Apa yang diyakini ini, ditolak sebagian kalangan. Manusia dipandang tetap dari makhluk manusia, bukan dari proses evolusi. Orang dan manusia tetap sebagai wujud proses penciptaan yang sempurna dari awal.

Seperti kebanyakan yang lain, saya kurang begitu peduli dengan pertanyaan, mengenai, apa beda orang dan manusia. Bagi saya sama saja. Orang, ya manusia. Manusia, ya orang.

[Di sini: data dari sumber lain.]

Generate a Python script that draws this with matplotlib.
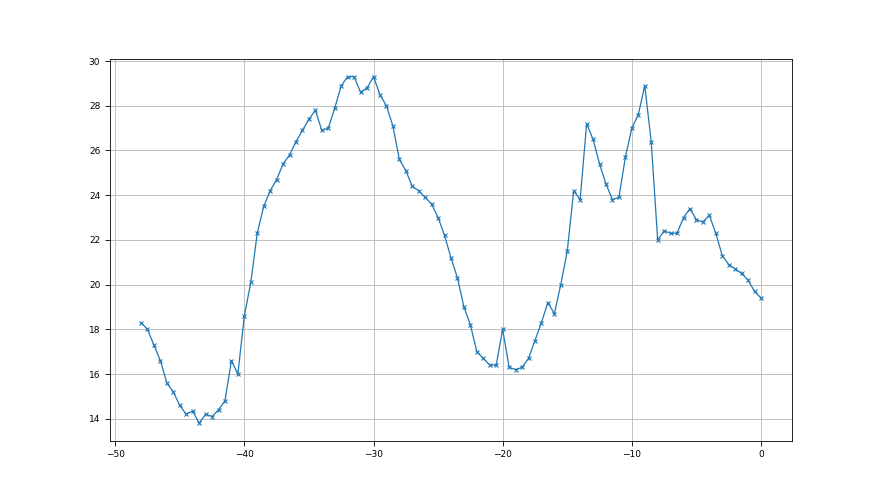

Ketika tiba-tiba ada pertanyaan yang menekan, kondisi menjadi lain. Tekanan itu yang menyebabkan saya harus membuka kamus. Di dalamnya, saya belajar banyak istilah. Orang adalah manusia dalam arti khusus. Kata orang juga sebagai manusia (ganti diri ketiga yang tidak tentu). Orang disepadankan dengan dirinya sendiri, manusianya sendiri. Orang sebagai kata penggolong untuk manusia.

Istilah orang, ketika ada imbuhan, menjadi berbeda maksudnya. Seorang berarti satu orang; sendiri. Bila perorangan adalah perihal orang seorang, maka perseorangan adalah yang berkaitan dengan orang secara pribadi.

Berorang-orang, maksudnya berlaku seperti orang lain. Mengorangkan, menganggap atau menghargai sebagai orang. Orang-orangan, adalah tiruan orang; boneka; patung.

Sedangkan kata manusia, makhluk yang berakal budi (mampu menguasa makhluk lain. Manusia juga disepadankan dengan insan dan orang. Dengan imbuhan, memanusiakan maksudnya menjadikan (menganggap, memperlakukan) sebagai manusia. Pemanusiaan adalah proses, cara. Perbuatan menjadikan manusia agar memiliki rasa kemanusiaan (sifat-sifat manusia; secara manusia; sebagai manusia).

Dengan penjelasan itu, apa yang diharapkan oleh seseorang? Di satu sisi, lumrah sekali, apabila seseorang, atau sekelompok orang, menginginkan datangnya tamu tertentu ke rumahnya. Baik saat hajatan tertentu maupun di luar waktu hajatan. Di sisi lain, timbul pertanyaan, yang diinginkan seseorang atau sekelompok orang, apakah orang atau manusia?

Saya tidak ingin menjawab pertanyaan usil terakhir itu. Hanya saja, saya ingin memberikan catatan tentang pentingnya menyadari hitam-putih orang dan manusia dalam hidupnya. Sepanjang tahun pembicaraan untuk memanusiakan orang terus dilakukan, beriringan dengan fenomena membuat orang seperti orang-orangan di seantero dunia. Ban sigom donya. Tentu, dengan wujud dan bentuk yang berbeda-beda.

Mengapa respons yang diberikan juga berbeda-beda? Itu pertanyaan yang lain lagi. Di tempat tertentu, seorang saja tersesat, sibuk dunia. Sibok donya. Di tempat tidak tertentu, ada yang berkampung tergadaikan jiwa-raganya, dibiarkan berwaktu.

Jadi seandainya terpaksa pertanyaan itu dijawab, bercermin pada realitas adalah langkah terbaik. Realitas keseharian adalah wajah kita yang paling dekat. Lantas apa yang paling dekat itu? Salah satu jawabannya adalah semakin menyebarnya kepalsuan. Semakin sulit membedakan yang aslinya dengan yang bukan aslinya.

Ketika ada tamu yang datang, tidak penting asli atau tidak. Pertanyaan yang lebih menarik justru: menarik perhatian atau tidak? Untuk mendapatkan perhatian itu, tidak masalah hilang bergantang-gantang harga.

Ada yang bisa dikilah: dunia memang sedang zaman begitu. Kita bisa tersenyum lebar, walau bukan dengan terpaksa. Tetapi senyum lepas, tetap wakil dari wajah. Coba.